MEP De Rossa announces retirement

Labour MEP Proinsias De Rossa is retiring from frontline politics next month, the party has revealed.

After 30 years serving as a TD and in Europe, the 71-year-old Dublin representative is to retire from the Strasbourg parliament. Tanaiste and Labour leader Eamon Gilmore described him as an inspiration and a great campaigning politician.

"Proinsias has an outstanding record in public life going back 30 years. He has been a great friend and colleague, and on a personal level, was a real inspiration to me when I was first elected as a TD," Mr Gilmore said.

"His reputation among his colleagues and friends, and indeed even among his adversaries in the European Parliament, is that of a passionate, hard-working and dedicated representative of Ireland.

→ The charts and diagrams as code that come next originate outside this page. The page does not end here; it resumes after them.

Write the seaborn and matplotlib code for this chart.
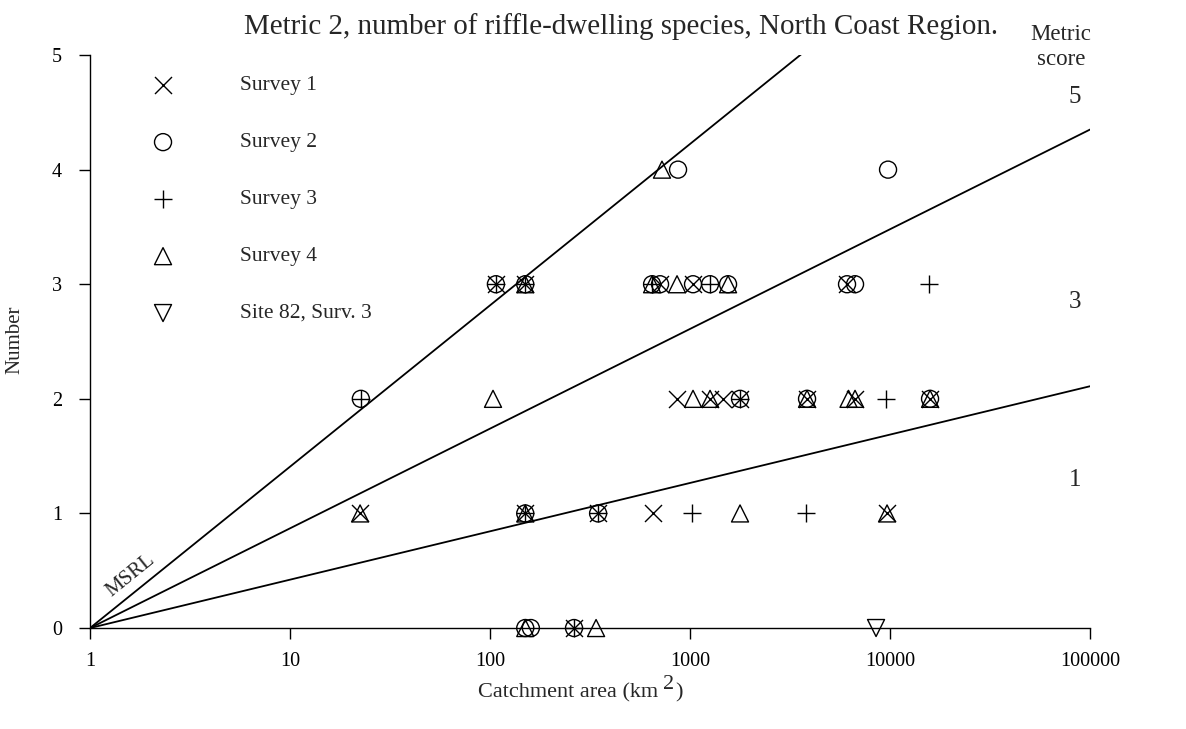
import matplotlib
matplotlib.use("Agg")
import matplotlib.pyplot as plt
import numpy as np
import pandas as pd
import seaborn as sns

# Catchment area (km2) and number of riffle-dwelling species per survey
survey1_area = [107, 150, 708, 1035, 6095, 861, 1259, 1462, 1778, 3846, 6683, 15850, 22.4, 150, 347, 653, 9661, 263]
survey1_count = [3, 3, 3, 3, 3, 2, 2, 2, 2, 2, 2, 2, 1, 1, 1, 1, 1, 0]

survey2_area = [871, 9772, 107, 150, 646, 708, 1035, 1259, 1549, 6095, 6683, 22.6, 1778, 3846, 15850, 150, 347, 150, 160, 263]
survey2_count = [4, 4, 3, 3, 3, 3, 3, 3, 3, 3, 3, 2, 2, 2, 2, 1, 1, 0, 0, 0]

survey3_area = [107, 150, 646, 1259, 15668, 22.6, 1778, 9550, 150, 347, 1023, 3802, 263]
survey3_count = [3, 3, 3, 3, 3, 2, 2, 2, 1, 1, 1, 1, 0]

survey4_area = [724, 150, 646, 861, 1549, 103.5, 1035, 1259, 3846, 6200, 6683, 15850, 22.4, 150, 1778, 9661, 150, 339]
survey4_count = [4, 3, 3, 3, 3, 2, 2, 2, 2, 2, 2, 2, 1, 1, 1, 1, 0, 0]

site82_area = [8511]
site82_count = [0]

series_names = ["Survey 1", "Survey 2", "Survey 3", "Survey 4", "Site 82, Surv. 3"]
series_markers = ["x", "o", "+", "^", "v"]

# Reference lines from the origin (area 1 km2): MSRL and the two score boundaries
line_area = [1, 100000]
msrl_count = [0, 7.04]
upper_count = [0, 4.35]
lower_count = [0, 2.11]

score_labels = ["5", "3", "1"]

frames = []
for name, a, c in zip(series_names,
                      [survey1_area, survey2_area, survey3_area, survey4_area, site82_area],
                      [survey1_count, survey2_count, survey3_count, survey4_count, site82_count]):
    frames.append(pd.DataFrame({"area": a, "count": c, "series": name}))
df = pd.concat(frames, ignore_index=True)

sns.set_style("ticks")
plt.rcParams["font.family"] = ["Liberation Serif", "DejaVu Serif"]
plt.rcParams["mathtext.fontset"] = "stix"

fig = plt.figure(figsize=(11.86, 7.29), dpi=100)
ax = fig.add_axes([0.0759, 0.1385, 0.8432, 0.786])

for yvals in (msrl_count, upper_count, lower_count):
    sns.lineplot(x=line_area, y=yvals, ax=ax, color="black", linewidth=1.3)

msz = 150
for name, m in zip(series_names, series_markers):
    sub = df[df["series"] == name]
    if m in ("x", "+"):
        sns.scatterplot(data=sub, x="area", y="count", ax=ax, marker=m, s=msz,
                        color="black", linewidth=1.0, clip_on=False, zorder=3)
    else:
        sns.scatterplot(data=sub, x="area", y="count", ax=ax, marker=m, s=msz,
                        facecolors="none", edgecolor="black", linewidth=1.0,
                        clip_on=False, zorder=3)

ax.set_xscale("log")
ax.set_xlim(1, 100000)
ax.set_ylim(0, 5)
ax.set_xticks([1, 10, 100, 1000, 10000, 100000])
ax.set_xticklabels(["1", "10", "100", "1000", "10000", "100000"])
ax.xaxis.set_minor_locator(matplotlib.ticker.NullLocator())
ax.set_yticks([0, 1, 2, 3, 4, 5])
ax.set_xlabel("")
ax.set_ylabel("")
for s in ("top", "right"):
    ax.spines[s].set_visible(False)
for s in ("bottom", "left"):
    ax.spines[s].set_color("black")
    ax.spines[s].set_linewidth(1.0)
ax.tick_params(axis="both", direction="out", length=8, width=1.0,
               labelsize=14.5, colors="black")
ax.tick_params(axis="x", pad=9)
ax.tick_params(axis="y", pad=12)

# Legend drawn as marker + label rows
leg_y = [0.9476, 0.848, 0.7487, 0.649, 0.5497]
for name, m, yy in zip(series_names, series_markers, leg_y):
    if m in ("x", "+"):
        ax.scatter([0.073], [yy], marker=m, s=msz, color="black", linewidth=1.0,
                   transform=ax.transAxes)
    else:
        ax.scatter([0.073], [yy], marker=m, s=msz, facecolors="none",
                   edgecolors="black", linewidth=1.0, transform=ax.transAxes)
    ax.text(0.15, yy, name, transform=ax.transAxes, fontsize=15.5,
            va="center", ha="left")

ax.text(1.6, 0.46, "MSRL", rotation=39, fontsize=15, ha="center", va="center")

fig.text(0.524, 0.963, "Metric 2, number of riffle-dwelling species, North Coast Region.",
         ha="center", va="center", fontsize=20.9)
fig.text(0.8945, 0.952, "Metric", ha="center", va="center", fontsize=16.5)
fig.text(0.8945, 0.918, "score", ha="center", va="center", fontsize=16.5)
for lab, yy in zip(score_labels, [97, 302, 480]):
    fig.text(1075 / 1186, 1 - yy / 729, lab, ha="center", va="center", fontsize=18)

fig.text(15 / 1186, 0.534, "Number", rotation=90, ha="center", va="center", fontsize=15)

# x-axis label with a full-size raised "2"
xl = fig.text(478 / 1186, 0.049, "Catchment area (km", ha="left", va="center", fontsize=16)
sup = ax.annotate("2", xy=(1, 0.5), xycoords=xl, xytext=(3.5, 6),
                  textcoords="offset points", fontsize=16, ha="left", va="center",
                  annotation_clip=False)
ax.annotate(")", xy=(1, 0.5), xycoords=sup, xytext=(0.5, -6),
            textcoords="offset points", fontsize=16, ha="left", va="center",
            annotation_clip=False)

fig.savefig("out.png", dpi=100)
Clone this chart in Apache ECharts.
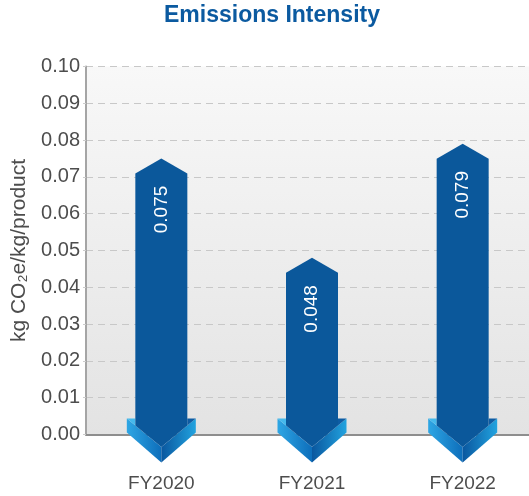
<!DOCTYPE html>
<html>
<head>
<meta charset="utf-8">
<script src="https://cdn.jsdelivr.net/npm/echarts@6/dist/echarts.min.js"></script>
<style>
html,body{margin:0;padding:0;background:#fff;}
#chart{width:529px;height:496px;}
</style>
</head>
<body>
<div id="chart"></div>
<script>
const titleText = 'Emissions Intensity';
const yAxisName = 'kg CO₂e/kg/product';
const categories = ['FY2020', 'FY2021', 'FY2022'];
const values = [0.075, 0.048, 0.079];

const chart = echarts.init(document.getElementById('chart'));
const FONT = '"Liberation Sans", Arial, Helvetica, sans-serif';

function renderArrow(params, api) {
  const v = api.value(1);
  const top = api.coord([api.value(0), v]);
  const base = api.coord([api.value(0), 0]);
  const cx = top[0], tipY = top[1], y0 = base[1];
  const B = 26, W = 34.5, H = 15;
  const T = y0 - 16;
  const slope = 28.5 / W;
  const inner = T + (W - B) * slope;
  const LG = echarts.graphic.LinearGradient;
  return {
    type: 'group',
    children: [
      { type: 'polygon', shape: { points: [[cx - W, T], [cx, T + 28.5], [cx, y0 + 28], [cx - W, T + 14]] },
        style: { fill: new LG(0, 0, 1, 0, [{ offset: 0, color: '#2ea6e4' }, { offset: 1, color: '#0d6ebb' }]) } },
      { type: 'polygon', shape: { points: [[cx + W, T], [cx, T + 28.5], [cx, y0 + 28], [cx + W, T + 14]] },
        style: { fill: new LG(0, 0, 1, 0, [{ offset: 0, color: '#0a579f' }, { offset: 1, color: '#22a3df' }]) } },
      { type: 'polygon', shape: { points: [[cx - W, T], [cx - B, T], [cx - B, inner]] },
        style: { fill: '#45b9ec' } },
      { type: 'polygon', shape: { points: [[cx + W, T], [cx + B, T], [cx + B, inner]] },
        style: { fill: '#0e5ca3' } },
      { type: 'polygon', shape: { points: [[cx - B, tipY + H], [cx, tipY], [cx + B, tipY + H], [cx + B, inner], [cx, T + 28.5], [cx - B, inner]] },
        style: { fill: '#0b589b' } },
      { type: 'text', x: cx, y: tipY + 51, rotation: Math.PI / 2,
        style: { text: v.toFixed(3), fill: '#ffffff', font: '19px ' + FONT, align: 'center', verticalAlign: 'middle' } }
    ]
  };
}

chart.setOption({
  animation: false,
  title: {
    text: titleText, left: 164, top: 4, padding: 0,
    textStyle: { color: '#0b5aa0', fontSize: 23, fontWeight: 'bold', fontFamily: FONT }
  },
  grid: {
    left: 86, top: 66.5, width: 452, bottom: 61.5, show: true, borderWidth: 0,
    containLabel: false, outerBoundsMode: 'none',
    backgroundColor: new echarts.graphic.LinearGradient(0, 0, 0, 1, [
      { offset: 0, color: '#f8f8f8' }, { offset: 1, color: '#e3e3e3' }
    ])
  },
  xAxis: {
    type: 'category', data: categories,
    axisLine: { lineStyle: { color: '#8e8e8e', width: 2 } },
    axisTick: { show: false },
    axisLabel: { margin: 40, color: '#4d4d4d', fontSize: 19, fontFamily: FONT }
  },
  yAxis: {
    type: 'value', min: 0, max: 0.1, interval: 0.01,
    name: yAxisName, nameLocation: 'middle', nameGap: 54,
    nameTextStyle: { color: '#4d4d4d', fontSize: 21, fontFamily: FONT },
    axisLine: { show: true, lineStyle: { color: '#a5a5a5', width: 2 } },
    axisTick: { show: true, length: 3, lineStyle: { color: '#cccccc' } },
    axisLabel: { margin: 6, color: '#4d4d4d', fontSize: 20, fontFamily: FONT, formatter: v => v.toFixed(2) },
    splitLine: { lineStyle: { color: '#c8c8c8', type: [7, 5], width: 1 } }
  },
  series: [{
    type: 'custom',
    renderItem: renderArrow,
    encode: { x: 0, y: 1 },
    clip: false,
    data: categories.map((c, i) => [i, values[i]])
  }]
});
</script>
</body>
</html>
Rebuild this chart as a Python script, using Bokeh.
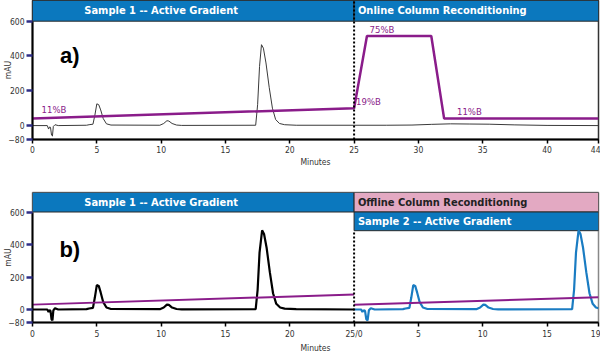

"Proinsias will be sorely missed by his colleagues both here in Ireland and in the European Parliament, and while I hope and trust that he will enjoy his retirement, I also hope that he will not be a stranger, and that as a party, we will be able to lean on his vast experience and expertise from time to time."

Mr De Rossa said he hoped to use his retirement to continue to push for alternative responses to Europe-wide austerity economics, the deepening of EU democracy and the recognition of a Palestinian state.

After 25 years as a local activist, he served as a TD for Finglas and Ballymun from 1982. He contested four elections before securing a seat and first went to Europe between 1989 and 1992.

He was Minister for Social Welfare between 1994 and 1997 in the Rainbow Coalition before securing a seat for a second time in European elections in 1999.

"My work as a public representative for 30 years, and before that my 25 years as a grassroots political activist, has always been motivated by a desire to change society for the better," he said.

"I have dedicated all my energies to the pursuit of peace and the elimination of poverty and inequality through peaceful change, and the deepening of democracy."